Moreover, the concept of land ownership for ecological stewardship is often at odds with traditional views on land use, sparking debates over land rights and management practices. There are a very vocal few who want to see the land continue to be bent to their will, grazed, beaten, and burnt to produce the patchwork landscape they want to see for hunting, giving little thought to the environmental, ecological, or economic cost of doing so. When asked why, the two most prevalent answers I’ve personally heard are; “because we’ve always done it” and “because I don’t want things to change”. What we’ve always done, and not wanting to change at a greater scale are also the reasons why our climate is in chaos and biodiversity is collapsing! 

The future buyers of Scottish estates are likely to be even more diverse, encompassing not only conservationists and environmental NGOs but also a new wave of entrepreneurs and investors who understand the intrinsic value of natural capital. This new breed of owners is expected to prioritise sustainability, ecological restoration, and community involvement.

Technological Innovators and Eco-Entrepreneurs – We are likely to see a rise in interest from technology entrepreneurs and green innovators. These individuals and groups, driven by a passion for sustainable living and ecological innovation, may view Scottish estates as ideal grounds for experimenting with and demonstrating green technologies, such as renewable energy sources, sustainable agriculture, and ecological monitoring systems.

Global Investors with a Green Focus – The increasing global focus on environmental issues will likely attract international investors interested in contributing to global conservation efforts. These buyers might see Scottish estates as opportunities to invest in large-scale rewilding projects or carbon offset initiatives, aligning their financial interests with global environmental goals.

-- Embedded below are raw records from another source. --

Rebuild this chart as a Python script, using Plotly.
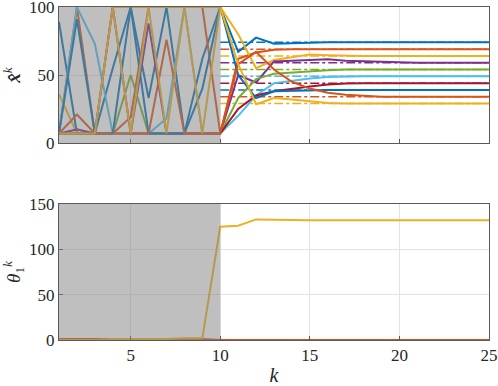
# Import libraries
import plotly.graph_objects as go
from plotly.subplots import make_subplots

# Iterations
k = list(range(1, 26))

# Estimates x_hat^k (one list per agent)
x1 = [89, 7, 7, 55, 100, 33, 100, 7, 62, 100, 67, 77.5, 73, 73.5, 74, 74, 74, 74, 74, 74, 74, 74, 74, 74, 74]
x2 = [7, 100, 7, 7, 19, 100, 100, 100, 100, 7, 62, 66.5, 68.5, 69, 69, 69, 69, 69, 69, 69, 69, 69, 69, 69, 69]
x3 = [36, 7, 7, 100, 100, 100, 100, 100, 100, 100, 80, 55, 61, 63, 65, 64.5, 64, 64, 64, 64, 64, 64, 64, 64, 64]
x4 = [7, 10, 7, 7, 7, 88, 7, 7, 7, 7, 50, 44.5, 60, 60.5, 61, 61.5, 60.5, 60, 59.5, 59, 59, 59, 59, 59, 59]
x5 = [7, 7, 7, 7, 50, 7, 7, 7, 7, 7, 33, 47, 51, 52, 53, 53.5, 54, 54, 54, 54, 54, 54, 54, 54, 54]
x6 = [7, 100, 73, 7, 7, 7, 18, 100, 7, 7, 20, 35, 44, 46, 47.5, 48.5, 49, 49, 49, 49, 49, 49, 49, 49, 49]
x7 = [7, 7, 7, 100, 7, 7, 7, 7, 7, 7, 25, 35, 38, 40, 41.5, 43, 43.8, 44, 44, 44, 44, 44, 44, 44, 44]
x8 = [7, 91, 7, 7, 100, 7, 7, 7, 40, 100, 50, 33, 38, 38.5, 39, 39, 39, 39, 39, 39, 39, 39, 39, 39, 39]
x9 = [7, 21, 7, 7, 7, 7, 76, 7, 7, 7, 58, 67, 54, 45, 40, 37, 35.5, 34.5, 34, 34, 34, 34, 34, 34, 34]
x10 = [7, 7, 7, 100, 7, 100, 7, 100, 7, 100, 58, 28.5, 33, 32, 30.5, 29.5, 29, 29, 29, 29, 29, 29, 29, 29, 29]
estimates = [x1, x2, x3, x4, x5, x6, x7, x8, x9, x10]

# Reference values (dash-dot lines, from k = 10)
ref_k = [10, 25]
ref_values = [74, 69, 64, 59, 54, 49, 44, 39, 34, 29]

# theta_1^k
theta_blue = [0, 0, 0, 0, 0, 0, 0, 0, 0, 0, 0, 0, 0, 0, 0, 0, 0, 0, 0, 0, 0, 0, 0, 0, 0]
theta_orange = [1, 1, 1, 1, 1, 1, 1, 1, 1, 0, 0, 0, 0, 0, 0, 0, 0, 0, 0, 0, 0, 0, 0, 0, 0]
theta_yellow = [0, 0, 0, 1, 1, 1, 1, 2, 2, 125, 126, 133, 132.5, 132, 132, 132, 132, 132, 132, 132, 132, 132, 132, 132, 132]

# Shaded interval
shade_k = [1, 10]

# MATLAB default colours
colors = ['#0072BD', '#D95319', '#EDB120', '#7E2F8E', '#77AC30',
          '#4DBEEE', '#A2142F', '#0072BD', '#D95319', '#EDB120']

serif = 'Liberation Serif, DejaVu Serif, Times New Roman, serif'

fig = make_subplots(rows=2, cols=1, vertical_spacing=0.183)

# Dash-dot reference lines
for val, col in zip(ref_values, colors):
    fig.add_trace(go.Scatter(x=ref_k, y=[val, val], mode='lines',
                             line=dict(color=col, width=1.5, dash='dashdot'),
                             showlegend=False), row=1, col=1)

# Estimate trajectories
for series, col in zip(estimates, colors):
    fig.add_trace(go.Scatter(x=k, y=series, mode='lines',
                             line=dict(color=col, width=2),
                             showlegend=False), row=1, col=1)

# theta trajectories
for series, col in [(theta_blue, colors[0]), (theta_orange, colors[1]), (theta_yellow, colors[2])]:
    fig.add_trace(go.Scatter(x=k, y=series, mode='lines',
                             line=dict(color=col, width=2),
                             showlegend=False), row=2, col=1)

# Gray shading over the first iterations
fig.add_shape(type='rect', xref='x', yref='y', x0=shade_k[0], x1=shade_k[1], y0=0, y1=100,
              fillcolor='rgb(128,128,128)', opacity=0.5, line_width=0, layer='above')
fig.add_shape(type='rect', xref='x2', yref='y2', x0=shade_k[0], x1=shade_k[1], y0=0, y1=150,
              fillcolor='rgb(128,128,128)', opacity=0.5, line_width=0, layer='above')

axis_style = dict(showline=True, mirror=True, linecolor='#5a5a5a', linewidth=1,
                  showgrid=True, gridcolor='#e3e3e3', zeroline=False, automargin=False,
                  ticks='inside', ticklen=4, tickcolor='#5a5a5a', ticklabeloverflow='allow',
                  tickfont=dict(family=serif, size=17, color='#262626'))

fig.update_xaxes(axis_style, range=[1, 25], tickvals=[5, 10, 15, 20, 25])
fig.update_xaxes(showticklabels=False, row=1, col=1)
fig.update_xaxes(title=dict(text='<i>k</i>', font=dict(family=serif, size=20, color='#262626'),
                            standoff=4), row=2, col=1)
fig.update_yaxes(axis_style)
fig.update_yaxes(range=[0, 100], tickvals=[0, 50, 100], row=1, col=1,
                 title=dict(text='<b><i>x&#770;</i></b><sup><i>k</i></sup>',
                            font=dict(family=serif, size=19, color='#262626'), standoff=6))
fig.update_yaxes(range=[0, 150], tickvals=[0, 50, 100, 150], row=2, col=1,
                 title=dict(text='<i>θ</i><sub>1</sub><sup><i>k</i></sup>',
                            font=dict(family=serif, size=19, color='#262626'), standoff=6))

fig.update_layout(
    width=498, height=386,
    margin=dict(l=59, r=9, t=7, b=46, autoexpand=False),
    plot_bgcolor='white', paper_bgcolor='white',
    font=dict(family=serif),
    showlegend=False
)
fig.layout.yaxis.domain = [0.5916, 1.0]
fig.layout.yaxis2.domain = [0.0, 0.4084]

# Remove the default page margin so the figure sits at the window's corner
fig.write_html("out.html", config={'displayModeBar': False},
               post_script="document.body.style.margin='0';")
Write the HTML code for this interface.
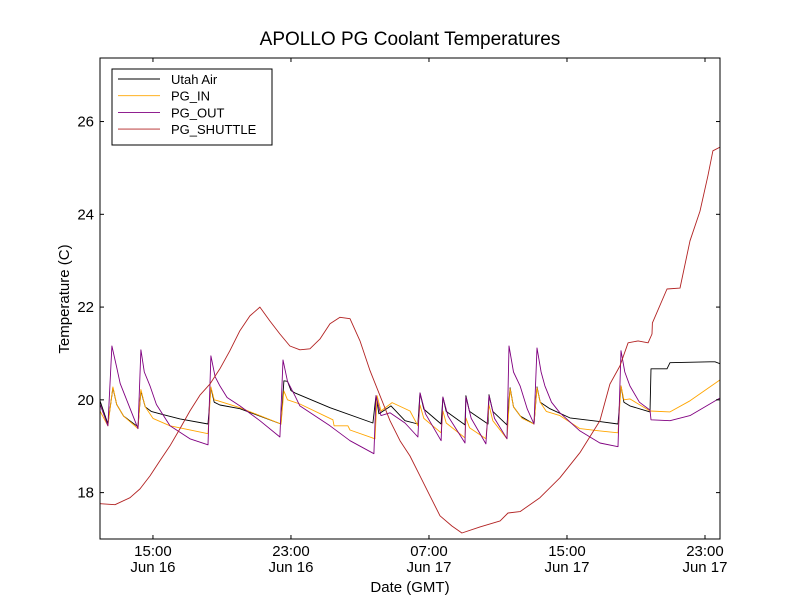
<!DOCTYPE html>
<html><head><meta charset="utf-8"><style>
body{margin:0;background:#fff}
svg text{font-family:"Liberation Sans","DejaVu Sans",sans-serif}
</style></head><body>
<svg id="chart" width="800" height="600" xmlns="http://www.w3.org/2000/svg">
<rect width="800" height="600" fill="#fff"/>
<text x="410" y="45" text-anchor="middle" font-size="19">APOLLO PG Coolant Temperatures</text>
<g id="plot"></g>
<text x="410" y="592" text-anchor="middle" font-size="15">Date (GMT)</text>
<text transform="translate(69,299) rotate(-90)" text-anchor="middle" font-size="15">Temperature (C)</text>
</svg>
<script>
// hours since Jun 16 00:00 GMT
const xTickHours=[15,23,31,39,47];
const xTickTime=["15:00","23:00","07:00","15:00","23:00"];
const xTickDate=["Jun 16","Jun 16","Jun 17","Jun 17","Jun 17"];
const yTicks=[18,20,22,24,26];
const seriesNames=["Utah Air","PG_IN","PG_OUT","PG_SHUTTLE"];
const utahT=[11.93,12.39,12.68,12.9,13.3,14.13,14.30,14.55,14.9,15.41,16.57,18.19,18.36,18.55,18.88,20.04,22.42,22.59,22.8,23.0,23.23,25.26,27.75,27.93,28.10,28.80,29.61,30.36,30.48,30.7,31.70,31.81,32.0,33.09,33.14,33.35,34.42,34.48,34.7,35.52,35.70,35.9,36.3,37.09,37.26,37.45,38.01,39.17,40.91,41.96,42.13,42.3,42.65,43.81,43.87,44.80,44.97,47.29,47.58,47.87];
const utahV=[19.98,19.48,20.26,19.9,19.65,19.42,20.19,19.85,19.75,19.70,19.59,19.48,20.26,19.95,19.89,19.81,19.48,20.41,20.4,20.2,20.15,19.83,19.50,20.09,19.70,19.87,19.55,19.48,20.15,19.8,19.48,20.06,19.75,19.46,20.09,19.75,19.48,20.11,19.75,19.46,20.26,19.85,19.65,19.48,20.28,19.95,19.81,19.61,19.53,19.48,20.30,19.95,19.87,19.74,20.67,20.67,20.80,20.82,20.82,20.78];
const inT=[11.93,12.39,12.68,12.9,13.3,14.13,14.30,14.55,15.0,15.99,18.19,18.36,18.55,18.77,20.04,22.42,22.59,22.8,23.52,25.43,25.50,26.30,26.42,27.87,27.99,28.22,28.86,29.90,30.36,30.48,30.7,31.70,31.81,32.0,33.09,33.14,33.35,34.30,34.48,34.7,35.52,35.70,35.9,36.4,37.09,37.26,37.45,37.8,38.59,39.75,40.91,41.96,42.13,42.3,42.65,43.81,44.97,46.13,47.87];
const inV=[19.76,19.44,20.28,19.9,19.65,19.38,20.22,19.85,19.6,19.44,19.27,20.28,20.0,19.98,19.83,19.48,20.19,20.0,19.91,19.57,19.44,19.44,19.35,19.16,20.09,19.76,19.94,19.76,19.44,19.89,19.6,19.29,19.76,19.5,19.18,19.61,19.4,19.16,19.89,19.55,19.16,20.24,19.85,19.6,19.48,20.26,19.95,19.75,19.66,19.38,19.33,19.29,20.30,20.0,20.02,19.76,19.74,19.98,20.43];
const outT=[11.93,12.39,12.62,12.9,13.1,13.38,14.13,14.30,14.5,14.83,15.2,15.99,17.14,18.19,18.36,18.6,18.88,19.3,20.04,21.20,22.36,22.54,22.8,23.23,23.52,25.26,26.42,27.81,27.93,28.22,28.74,29.61,30.36,30.48,30.8,31.70,31.81,32.1,33.09,33.14,33.45,34.30,34.48,34.8,35.52,35.64,35.9,36.28,36.7,37.09,37.26,37.5,37.72,38.1,38.59,39.75,40.91,41.96,42.13,42.35,42.65,43.2,43.81,43.87,44.97,46.13,47.87];
const outV=[19.91,19.44,21.16,20.7,20.35,20.09,19.38,21.08,20.6,20.30,19.9,19.44,19.16,19.03,20.95,20.5,20.30,20.05,19.87,19.55,19.20,20.86,20.4,20.09,19.87,19.44,19.12,18.84,20.09,19.66,19.72,19.50,19.20,20.15,19.7,19.12,20.06,19.65,19.07,20.06,19.6,19.05,20.09,19.6,19.16,21.16,20.6,20.30,19.8,19.48,21.12,20.6,20.30,19.95,19.72,19.33,19.07,18.99,21.06,20.6,20.30,19.95,19.78,19.57,19.55,19.66,20.04];
const shutT=[11.93,12.80,13.67,14.25,14.83,15.41,15.99,16.57,17.14,17.72,18.30,18.88,19.46,20.04,20.62,21.20,21.78,22.36,22.94,23.52,24.10,24.68,25.26,25.84,26.42,27.00,27.58,28.16,28.74,29.32,29.90,30.48,31.06,31.64,32.33,32.91,33.96,35.12,35.58,36.28,37.43,38.59,39.75,40.91,41.49,42.07,42.54,43.12,43.70,43.93,43.95,44.80,45.55,46.13,46.71,47.17,47.46,47.87];
const shutV=[17.76,17.74,17.89,18.08,18.36,18.69,19.01,19.38,19.76,20.10,20.34,20.67,21.06,21.49,21.81,22.00,21.70,21.42,21.16,21.08,21.10,21.31,21.64,21.78,21.75,21.27,20.63,20.09,19.55,19.12,18.79,18.36,17.93,17.50,17.28,17.13,17.26,17.39,17.56,17.59,17.89,18.32,18.86,19.55,20.34,20.73,21.23,21.27,21.23,21.42,21.66,22.39,22.41,23.43,24.07,24.83,25.37,25.45,25.26];
const L=100,R=720,T=58,B=539,X0=11.93,X1=47.87,Y0=17,Y1=27.37;
const xs=h=>L+(h-X0)/(X1-X0)*(R-L);
const ys=v=>B-(v-Y0)/(Y1-Y0)*(B-T);
const NS="http://www.w3.org/2000/svg";
const g=document.getElementById('plot');
function mk(tag,attrs){const e=document.createElementNS(NS,tag);for(const k in attrs)e.setAttribute(k,attrs[k]);return e;}
const clip=mk('clipPath',{id:'pc'});clip.appendChild(mk('rect',{x:L,y:T,width:R-L,height:B-T}));g.appendChild(clip);
const colors=["#000000","#FFA500","#800080","#B22222"];
const data=[[utahT,utahV],[inT,inV],[outT,outV],[shutT,shutV]];
const lineNames=["utah-air-line","pg-in-line","pg-out-line","pg-shuttle-line"];
data.forEach((d,i)=>{
  const pts=d[0].map((t,j)=>xs(t).toFixed(1)+','+ys(d[1][j]).toFixed(1)).join(' ');
  const p=mk('polyline',{points:pts,fill:'none',stroke:colors[i],'stroke-width':0.9,'stroke-linejoin':'round','clip-path':'url(#pc)'});
  
  
  g.appendChild(p);
});
const frame=mk('rect',{x:L,y:T,width:R-L,height:B-T,fill:'none',stroke:'#000','stroke-width':1});


g.appendChild(frame);
yTicks.forEach(v=>{
  const y=ys(v);
  g.appendChild(mk('line',{x1:L,x2:L+4,y1:y,y2:y,stroke:'#000'}));
  g.appendChild(mk('line',{x1:R-4,x2:R,y1:y,y2:y,stroke:'#000'}));
  const t=mk('text',{x:L-6,y:y+5,'text-anchor':'end','font-size':15});
  t.textContent=v;
  
  
  g.appendChild(t);
});
xTickHours.forEach((h,i)=>{
  const x=xs(h);
  g.appendChild(mk('line',{x1:x,x2:x,y1:B,y2:B-4,stroke:'#000'}));
  g.appendChild(mk('line',{x1:x,x2:x,y1:T,y2:T+4,stroke:'#000'}));
  const t=mk('text',{x:x,y:556,'text-anchor':'middle','font-size':15});
  t.textContent=xTickTime[i];
  
  
  g.appendChild(t);
  const t2=mk('text',{x:x,y:572,'text-anchor':'middle','font-size':15});
  t2.textContent=xTickDate[i];
  
  
  g.appendChild(t2);
});
const lg=mk('g',{});


lg.appendChild(mk('rect',{x:112,y:69,width:160,height:76,fill:'#fff',stroke:'#000','stroke-width':1}));
seriesNames.forEach((n,i)=>{
  const y=79+i*16.7;
  const e=mk('g',{});
  
  
  e.appendChild(mk('line',{x1:118,x2:160,y1:y,y2:y,stroke:colors[i],'stroke-width':0.9}));
  const t=mk('text',{x:171,y:y+5,'font-size':13});
  t.textContent=n;
  e.appendChild(t);
  lg.appendChild(e);
});
g.appendChild(lg);
</script>
</body></html>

Community Cooperatives and Collaborative Ownership – A significant shift might occur towards more communal forms of ownership. Community cooperatives, where local residents collectively own and manage estate lands, could become more prevalent. This model promotes local engagement, ensuring that the benefits of land stewardship directly impact the surrounding communities.

Educational and Research Institutions – There may be an increase in ownership by educational and research institutions seeking living laboratories for studying environmental science, conservation, and sustainable land management practices. These institutions could use the estates as sites for ground-breaking research and as educational resources for students and the public.

A Sustainable Legacy for Scottish Estates

In summary, the future of Scottish estate ownership is set to be dynamic and diverse, reflecting broader global shifts towards sustainability and environmental responsibility. The estates of tomorrow will likely be managed with a keen awareness of their role in ecological preservation, carbon sequestration, and community engagement.

Rewilding & Rewriting the Narrative of Scottish Estates

The changing profile of Scottish estate owners is more than just a shift in property deeds. It represents a deeper change in values and priorities, reflecting a growing global consciousness about our relationship with the environment. As this trend continues, Scottish estates are poised to become exemplars of how private land can contribute to the holistic public good helping Scotland become the Natural Capital Capital of the World.